As a Senior DevOps Engineer, you ll be critical in delivering shared solutions for infrastructure operations across our products. Working collaboratively, you ll lead your team to build and improve our current and future hosting capabilities. You will be consistently looking at ways to automate, optimize, increase availability, and migrate to cloud services.
Responsibilities
Contributing to common paved road and self-service modules which allows teams to move at pace, operate, and maintain software systems across the full breath of the SDLC.
Day to day leadership and mentorship of your team facilitating an environment where innovation and learning will thrive, developing an inclusive, engaged, agile culture to promote innovation and collaboration where our colleagues can grow their careers.
Designing and working with complex data models, successfully implementing development processes, coding best practices, and code reviews, designing and authoring modular infrastructure assets for framework improvements and utilizing our Core Platform best practices
Ensuring Elsevier s Platform operational frameworks, policies and best practices are consistently applied, improving the reliability and performance of Elsevier s product portfolio, including systems design, incident management, disaster recovery, lifecycle management products, L3 support response to tool outages and performance alerts.
Platform automation to increase deployment frequency, minimize change failures, maintain service levels, and ensure security though optimal construction and implementation of CI/CD pipelines providing consistency and reliability throughout the lifecycle, using scripting languages (Python, Bash, PowerShell) infrastructure as code (Terraform, Cloud Formation) and Cloud native tools like Lambdas.
Key leader driving modernization of our entire technology stack and alignment with architects to implement multi-region AWS infrastructure, accelerating Platform innovations by ensuring we maintain and promote the use of secure, high-performing, and reliable frameworks and shared services.
Seeking out diverse ideas and perspectives from a variety of sources to create better solutions, products, and services and champion innovation for team squads and across the organization, eliminating toil, so that the team can focus more time on project work and lasting improvement, serving as the initial point of escalation for development issues within the Platform team.
Work closely with the Operational Command center, monitoring the health of the tools, triage issues, troubleshooting tooling and integration issues efficiently while effectively communicating escalations and outcomes, debugging production issues across all levels of the stack, embracing a blameless culture to prevent incidents from ever happening.
Requirements
Advanced problem-solving experience involving leading teams in identifying, researching, and coordinating the resources necessary to effectively troubleshoot/diagnose complex project issues; prior success extracting/translating findings into alternatives/solutions, good fault diagnostic skills with the ability to assess and prioritize faults and respond or escalate accordingly
Demonstrate experience and best practices in AWS Architecture with an accreditation or proficiency in Amazon Web Services (AWS), lead the development of technical standards and perform reviews to ensure enterprise and architectural standards and processes are followed.
Experience facilitating technical and planning meetings to identify best outcomes seek diverse ideas and perspectives from a variety of sources to create better solutions, products, and services and champion innovation within your squads and across the organization.
Experience in authoring CI/CD pipelines, automation elements related to infrastructure composition, deployment orchestration, and monitoring, ability to build and deploy code with Jenkins or similar tools that allow for rapid release of high-quality software.
Experience in containerization and orchestration (with Docker and Kubernetes respectively), deploying application with container technology (OpenShift, Docker, Kubernetes, etc.) with expert level experience managing and running Linux servers and administration skills at scale.
Experience in deploying and integrating monitoring technologies, backup/restore, and tools in the cloud large scale monitoring and reporting (New Relic), running and managing ELK with demonstrable knowledge and expertise of 24 x 7 operational support of systems hosted on a major cloud provider (AWS, GCP, Azure)
Knowledge in writing and using modular Terraform at scale and Infrastructure as Code (IaC) as an AWS automation technology implementing modern scripting and object-oriented programming, configuration management, and deployment via Ansible, Puppet or Chef for multi-region cloud-based environment Platforms (AWS, Azure or Google Cloud or similar)
Possess a proven record of implementing DevOps and SRE methodologies, principles, and practices.
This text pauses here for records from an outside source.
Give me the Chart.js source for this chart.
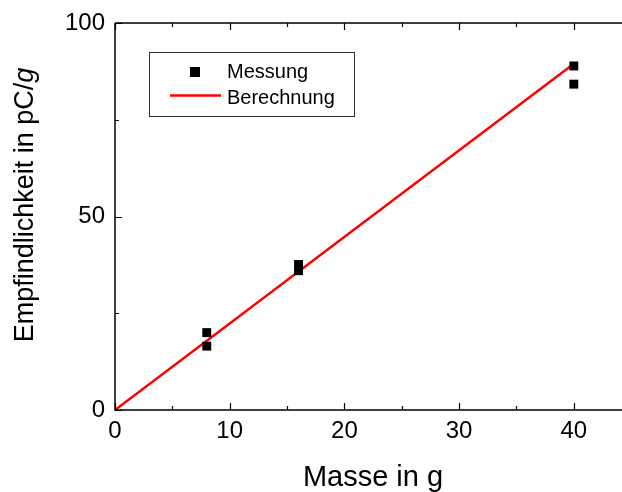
<!DOCTYPE html>
<html>
<head>
<meta charset="utf-8">
<script src="https://cdn.jsdelivr.net/npm/chart.js@4.4.1/dist/chart.umd.min.js"></script>
<style>
  html, body { margin: 0; padding: 0; background: #fff; }
  canvas { display: block; }
</style>
</head>
<body>
<canvas id="sensChart" width="622" height="492"></canvas>
<script>
// Messwerte (Masse in g, Empfindlichkeit in pC/g)
const measMass = [8, 8, 16, 16, 40, 40];
const measSens = [20.0, 16.5, 37.6, 36.0, 88.9, 84.2];

// Berechnete Gerade
const calcMass = [0, 40];
const calcSens = [0, 89.5];

const xTicks = [0, 10, 20, 30, 40];
const xMinor = [5, 15, 25, 35];
const yTicks = [0, 50, 100];
const yMinor = [25, 75];

const FONT = '"Liberation Sans", Arial, sans-serif';

// Rahmen, Innen-Ticks, Achsentitel und Legende
const framePlugin = {
  id: 'frame',
  afterDraw(chart) {
    const ctx = chart.ctx;
    const { left, right, top, bottom } = chart.chartArea;
    const xs = chart.scales.x;
    const ys = chart.scales.y;

    ctx.save();
    ctx.strokeStyle = '#000';
    ctx.lineWidth = 1.5;
    ctx.beginPath();
    ctx.moveTo(left, top);
    ctx.lineTo(right, top);
    ctx.moveTo(left, top);
    ctx.lineTo(left, bottom);
    ctx.lineTo(right, bottom);
    ctx.stroke();

    ctx.lineWidth = 1.2;
    ctx.beginPath();
    const xTick = (v, len) => {
      const px = Math.round(xs.getPixelForValue(v)) + 0.5;
      ctx.moveTo(px, bottom);
      ctx.lineTo(px, bottom - len);
      ctx.moveTo(px, top);
      ctx.lineTo(px, top + len);
    };
    const yTick = (v, len) => {
      const py = Math.round(ys.getPixelForValue(v)) + 0.5;
      ctx.moveTo(left, py);
      ctx.lineTo(left + len, py);
    };
    xTicks.forEach(v => xTick(v, 7));
    xMinor.forEach(v => xTick(v, 4));
    yTicks.forEach(v => yTick(v, 7));
    yMinor.forEach(v => yTick(v, 4));
    ctx.stroke();

    // Achsentitel
    ctx.fillStyle = '#000';
    ctx.textBaseline = 'alphabetic';
    ctx.textAlign = 'center';
    ctx.font = '29px ' + FONT;
    ctx.fillText('Masse in g', 373, 486);

    ctx.save();
    ctx.translate(33, 205);
    ctx.rotate(-Math.PI / 2);
    ctx.textAlign = 'left';
    const upright = '27px ' + FONT;
    const italic = 'italic 27px ' + FONT;
    ctx.font = upright;
    const part1 = 'Empfindlichkeit in pC/';
    const w1 = ctx.measureText(part1).width;
    ctx.font = italic;
    const w2 = ctx.measureText('g').width;
    const x0 = -(w1 + w2) / 2;
    ctx.font = upright;
    ctx.fillText(part1, x0, 0);
    ctx.font = italic;
    ctx.fillText('g', x0 + w1, 0);
    ctx.restore();

    // Legende
    ctx.lineWidth = 1;
    ctx.strokeStyle = '#333';
    ctx.strokeRect(149.5, 52.5, 205, 64);
    ctx.fillStyle = '#000';
    ctx.fillRect(190, 67, 10, 10);
    ctx.strokeStyle = '#ff0000';
    ctx.lineWidth = 2.5;
    ctx.beginPath();
    ctx.moveTo(170, 95.5);
    ctx.lineTo(221, 95.5);
    ctx.stroke();
    ctx.fillStyle = '#000';
    ctx.textAlign = 'left';
    ctx.font = '20px ' + FONT;
    ctx.fillText('Messung', 227, 78);
    ctx.fillText('Berechnung', 227, 103.5);

    ctx.restore();
  }
};

new Chart(document.getElementById('sensChart'), {
  type: 'scatter',
  data: {
    datasets: [
      {
        label: 'Berechnung',
        type: 'line',
        data: calcMass.map((m, i) => ({ x: m, y: calcSens[i] })),
        borderColor: '#ff0000',
        borderWidth: 2.5,
        pointRadius: 0,
        fill: false,
        order: 2
      },
      {
        label: 'Messung',
        data: measMass.map((m, i) => ({ x: m, y: measSens[i] })),
        pointStyle: 'rect',
        pointRadius: 6.3,
        borderWidth: 0,
        backgroundColor: '#000',
        borderColor: '#000',
        order: 1
      }
    ]
  },
  options: {
    responsive: false,
    animation: false,
    devicePixelRatio: 1,
    layout: {
      autoPadding: false,
      padding: { top: 23, right: 0, left: 0, bottom: 0 }
    },
    plugins: {
      legend: { display: false },
      tooltip: { enabled: false }
    },
    scales: {
      x: {
        type: 'linear',
        min: 0,
        max: 44.2,
        grid: { display: false, drawTicks: false },
        border: { display: false },
        afterFit: s => {
          s.height = 82;
          s.paddingLeft = 0;
          s.paddingRight = 0;
        },
        afterBuildTicks: s => { s.ticks = xTicks.map(v => ({ value: v })); },
        ticks: {
          color: '#000',
          padding: 7,
          maxRotation: 0,
          font: { family: FONT, size: 24 }
        }
      },
      y: {
        type: 'linear',
        min: 0,
        max: 100,
        grid: { display: false, drawTicks: false },
        border: { display: false },
        afterFit: s => {
          s.width = 115;
          s.paddingTop = 0;
          s.paddingBottom = 0;
        },
        afterBuildTicks: s => { s.ticks = yTicks.map(v => ({ value: v })); },
        ticks: {
          color: '#000',
          padding: 10,
          font: { family: FONT, size: 24 }
        }
      }
    }
  },
  plugins: [framePlugin]
});
</script>
</body>
</html>
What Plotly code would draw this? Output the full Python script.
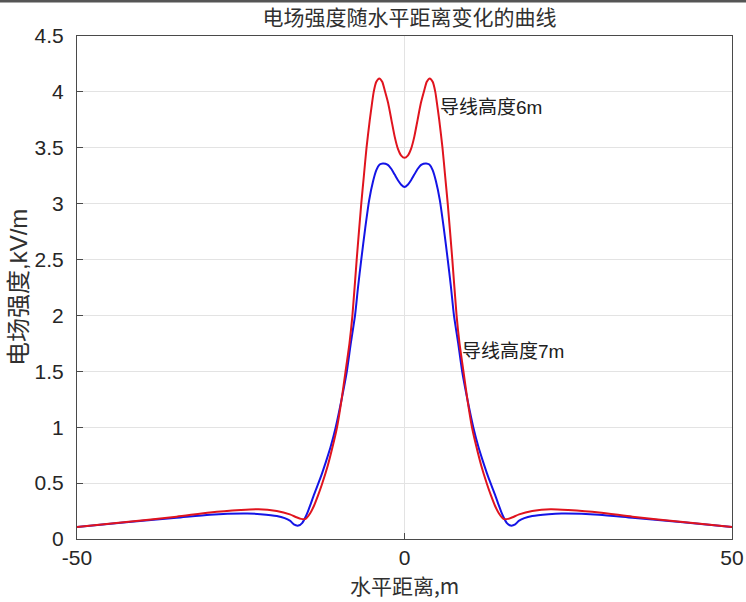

Through data and metrics, you can demonstrate a holistic view of how these working practices help build and support products for our team.
Solid knowledge of scripting technologies required to build tooling integrations (ruby, bash, Golang, python or other scripting languages), experience in using modern scripting and OO programming languages as a contributing member within an agile dev squad
You are an innovative, passionate leader who can create high performing global engineering teams that use software to solve complex problems, have strong analytical skills and ability to collate and interpret data from various sources, strong leadership and initiative skills with ability to self-direct, plan and prioritize tasks, and successfully lead large onshore and offshore resources in solving complex business needs, coordinate the production of advanced complex software and serve as a senior source of expertise.